_TASK DESCRIPTION:_
Return nothing but the lines from the one with "Write the seaborn" through the one with "import seaborn as sns" in the data below, word for word and without pictures.

##### INPUT FOR THIS TASK

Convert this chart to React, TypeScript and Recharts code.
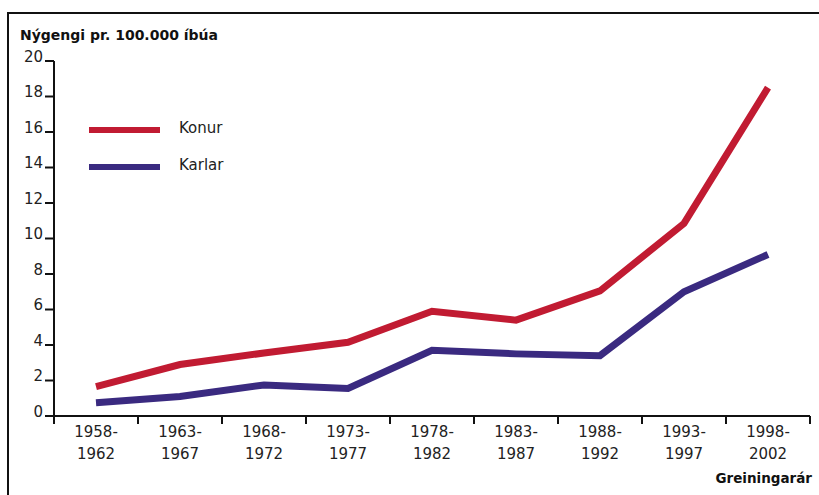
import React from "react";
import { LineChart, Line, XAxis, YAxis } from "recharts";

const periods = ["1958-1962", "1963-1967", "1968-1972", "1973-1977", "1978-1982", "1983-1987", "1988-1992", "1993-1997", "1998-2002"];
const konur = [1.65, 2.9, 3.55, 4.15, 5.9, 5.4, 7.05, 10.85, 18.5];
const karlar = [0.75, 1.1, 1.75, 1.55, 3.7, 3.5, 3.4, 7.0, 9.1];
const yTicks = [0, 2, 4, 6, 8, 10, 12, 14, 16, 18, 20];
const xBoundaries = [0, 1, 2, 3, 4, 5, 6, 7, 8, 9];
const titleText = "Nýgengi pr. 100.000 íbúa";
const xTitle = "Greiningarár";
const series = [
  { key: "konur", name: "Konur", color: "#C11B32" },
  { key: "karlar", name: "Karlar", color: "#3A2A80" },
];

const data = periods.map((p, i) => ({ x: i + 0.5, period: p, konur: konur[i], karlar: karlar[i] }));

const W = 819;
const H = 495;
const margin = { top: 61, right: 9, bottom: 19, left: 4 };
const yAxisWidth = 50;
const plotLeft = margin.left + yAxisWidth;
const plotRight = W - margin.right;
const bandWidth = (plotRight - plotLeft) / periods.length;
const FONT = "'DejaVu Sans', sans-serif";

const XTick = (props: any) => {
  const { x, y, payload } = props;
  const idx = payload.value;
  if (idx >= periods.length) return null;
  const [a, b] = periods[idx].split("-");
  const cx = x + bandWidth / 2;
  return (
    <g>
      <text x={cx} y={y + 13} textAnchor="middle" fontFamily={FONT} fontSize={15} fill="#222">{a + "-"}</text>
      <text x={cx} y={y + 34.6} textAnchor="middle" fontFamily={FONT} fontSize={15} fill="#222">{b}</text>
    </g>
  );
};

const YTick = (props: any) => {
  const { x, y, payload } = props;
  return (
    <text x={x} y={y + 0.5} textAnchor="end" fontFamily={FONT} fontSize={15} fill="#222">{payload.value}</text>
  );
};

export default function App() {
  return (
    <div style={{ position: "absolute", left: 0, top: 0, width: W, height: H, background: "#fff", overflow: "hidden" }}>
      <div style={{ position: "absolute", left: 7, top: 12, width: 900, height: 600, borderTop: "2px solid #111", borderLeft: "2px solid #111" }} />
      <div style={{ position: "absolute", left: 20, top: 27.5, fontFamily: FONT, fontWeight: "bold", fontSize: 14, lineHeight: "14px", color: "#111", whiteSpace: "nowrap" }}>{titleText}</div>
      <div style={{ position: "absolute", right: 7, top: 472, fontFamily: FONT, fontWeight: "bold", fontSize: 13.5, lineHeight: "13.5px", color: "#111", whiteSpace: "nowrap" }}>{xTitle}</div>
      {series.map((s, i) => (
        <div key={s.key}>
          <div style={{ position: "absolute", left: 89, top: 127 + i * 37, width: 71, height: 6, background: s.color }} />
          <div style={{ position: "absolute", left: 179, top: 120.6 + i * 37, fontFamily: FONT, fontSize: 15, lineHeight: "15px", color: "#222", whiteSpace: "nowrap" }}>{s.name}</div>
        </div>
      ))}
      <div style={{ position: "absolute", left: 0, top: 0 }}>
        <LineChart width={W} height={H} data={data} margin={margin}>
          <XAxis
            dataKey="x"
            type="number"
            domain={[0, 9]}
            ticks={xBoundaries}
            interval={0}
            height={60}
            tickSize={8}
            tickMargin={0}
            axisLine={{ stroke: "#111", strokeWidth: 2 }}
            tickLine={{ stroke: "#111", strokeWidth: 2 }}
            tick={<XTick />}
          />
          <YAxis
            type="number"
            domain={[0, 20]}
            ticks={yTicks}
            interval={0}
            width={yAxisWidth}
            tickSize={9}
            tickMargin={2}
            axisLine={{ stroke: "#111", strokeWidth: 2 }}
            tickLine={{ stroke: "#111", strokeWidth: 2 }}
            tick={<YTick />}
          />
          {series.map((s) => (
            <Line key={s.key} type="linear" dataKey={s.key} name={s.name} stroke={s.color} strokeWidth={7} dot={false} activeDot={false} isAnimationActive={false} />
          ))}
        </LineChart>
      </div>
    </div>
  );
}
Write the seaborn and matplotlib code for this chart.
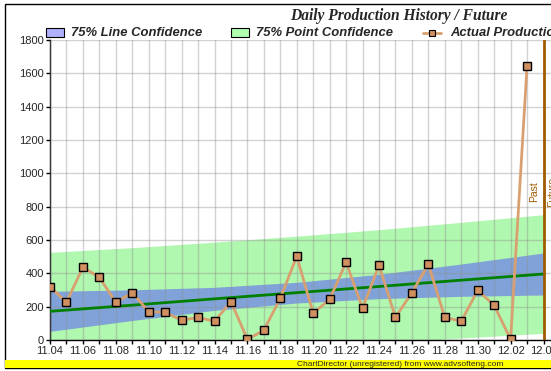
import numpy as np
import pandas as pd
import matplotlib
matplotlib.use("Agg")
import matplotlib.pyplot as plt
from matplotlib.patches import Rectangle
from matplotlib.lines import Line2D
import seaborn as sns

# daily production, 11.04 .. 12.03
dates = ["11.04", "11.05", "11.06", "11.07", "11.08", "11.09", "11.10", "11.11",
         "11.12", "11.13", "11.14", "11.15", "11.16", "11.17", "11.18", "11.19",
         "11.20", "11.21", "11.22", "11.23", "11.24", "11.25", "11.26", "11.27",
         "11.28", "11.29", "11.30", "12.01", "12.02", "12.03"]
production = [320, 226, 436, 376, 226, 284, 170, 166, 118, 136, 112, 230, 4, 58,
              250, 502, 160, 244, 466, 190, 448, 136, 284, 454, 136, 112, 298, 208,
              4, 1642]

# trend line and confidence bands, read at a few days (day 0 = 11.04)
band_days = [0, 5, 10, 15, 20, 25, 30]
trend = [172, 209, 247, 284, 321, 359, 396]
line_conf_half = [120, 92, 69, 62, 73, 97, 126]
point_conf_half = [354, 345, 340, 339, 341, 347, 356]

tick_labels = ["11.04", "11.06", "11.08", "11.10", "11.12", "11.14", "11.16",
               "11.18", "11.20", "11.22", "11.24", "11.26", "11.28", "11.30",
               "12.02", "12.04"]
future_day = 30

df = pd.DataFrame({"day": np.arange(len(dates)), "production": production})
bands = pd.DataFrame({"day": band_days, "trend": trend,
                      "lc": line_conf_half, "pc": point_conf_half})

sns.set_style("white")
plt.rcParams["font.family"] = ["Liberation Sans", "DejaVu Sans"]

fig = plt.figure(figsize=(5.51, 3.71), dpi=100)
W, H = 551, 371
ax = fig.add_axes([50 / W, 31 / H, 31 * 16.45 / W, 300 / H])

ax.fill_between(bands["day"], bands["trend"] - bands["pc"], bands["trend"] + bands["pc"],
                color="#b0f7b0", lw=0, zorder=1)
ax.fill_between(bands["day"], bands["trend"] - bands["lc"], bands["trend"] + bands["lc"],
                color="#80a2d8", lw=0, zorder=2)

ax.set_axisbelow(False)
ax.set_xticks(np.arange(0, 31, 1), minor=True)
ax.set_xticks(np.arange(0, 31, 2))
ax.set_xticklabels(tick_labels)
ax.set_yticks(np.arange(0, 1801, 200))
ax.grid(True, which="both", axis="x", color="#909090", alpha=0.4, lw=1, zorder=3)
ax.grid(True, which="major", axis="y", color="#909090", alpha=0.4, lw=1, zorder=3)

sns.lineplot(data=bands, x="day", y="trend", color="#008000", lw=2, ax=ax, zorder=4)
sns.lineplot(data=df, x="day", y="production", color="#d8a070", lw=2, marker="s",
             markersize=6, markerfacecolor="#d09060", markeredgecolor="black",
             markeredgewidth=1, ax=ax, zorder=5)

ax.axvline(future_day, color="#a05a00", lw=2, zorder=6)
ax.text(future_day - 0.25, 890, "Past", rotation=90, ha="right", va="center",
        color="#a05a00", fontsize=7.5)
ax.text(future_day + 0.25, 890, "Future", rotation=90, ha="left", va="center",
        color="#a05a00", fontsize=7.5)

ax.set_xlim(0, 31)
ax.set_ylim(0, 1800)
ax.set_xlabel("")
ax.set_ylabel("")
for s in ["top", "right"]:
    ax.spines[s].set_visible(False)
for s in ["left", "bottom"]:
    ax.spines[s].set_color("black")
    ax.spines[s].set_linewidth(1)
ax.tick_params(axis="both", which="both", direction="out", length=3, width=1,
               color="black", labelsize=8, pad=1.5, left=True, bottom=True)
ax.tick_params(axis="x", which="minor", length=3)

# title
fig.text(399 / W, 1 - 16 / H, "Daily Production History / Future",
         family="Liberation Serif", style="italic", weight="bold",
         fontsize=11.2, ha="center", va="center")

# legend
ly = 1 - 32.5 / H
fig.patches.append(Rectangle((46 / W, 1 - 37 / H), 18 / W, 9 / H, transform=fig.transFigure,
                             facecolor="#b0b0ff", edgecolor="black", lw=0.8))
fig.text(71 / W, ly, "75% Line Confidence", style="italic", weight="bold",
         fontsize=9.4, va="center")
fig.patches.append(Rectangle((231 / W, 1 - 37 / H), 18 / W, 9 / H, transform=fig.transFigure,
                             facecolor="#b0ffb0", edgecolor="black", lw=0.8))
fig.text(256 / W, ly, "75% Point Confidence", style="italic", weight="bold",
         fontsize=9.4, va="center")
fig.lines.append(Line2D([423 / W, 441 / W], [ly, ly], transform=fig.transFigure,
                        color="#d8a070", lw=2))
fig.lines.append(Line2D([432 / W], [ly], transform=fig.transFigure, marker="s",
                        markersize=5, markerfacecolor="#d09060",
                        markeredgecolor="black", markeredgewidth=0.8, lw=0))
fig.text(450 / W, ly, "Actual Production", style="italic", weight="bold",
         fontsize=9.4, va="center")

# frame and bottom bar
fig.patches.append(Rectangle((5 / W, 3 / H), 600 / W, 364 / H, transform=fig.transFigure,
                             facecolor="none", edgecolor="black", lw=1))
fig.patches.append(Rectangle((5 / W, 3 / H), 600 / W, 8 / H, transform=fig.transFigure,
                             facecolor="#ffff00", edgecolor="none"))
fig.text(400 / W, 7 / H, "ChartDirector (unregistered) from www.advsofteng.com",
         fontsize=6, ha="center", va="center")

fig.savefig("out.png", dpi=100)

##########

_COMPLETED TASK:_
Write the seaborn and matplotlib code for this chart.
import numpy as np
import pandas as pd
import matplotlib
matplotlib.use("Agg")
import matplotlib.pyplot as plt
from matplotlib.patches import Rectangle
from matplotlib.lines import Line2D
import seaborn as sns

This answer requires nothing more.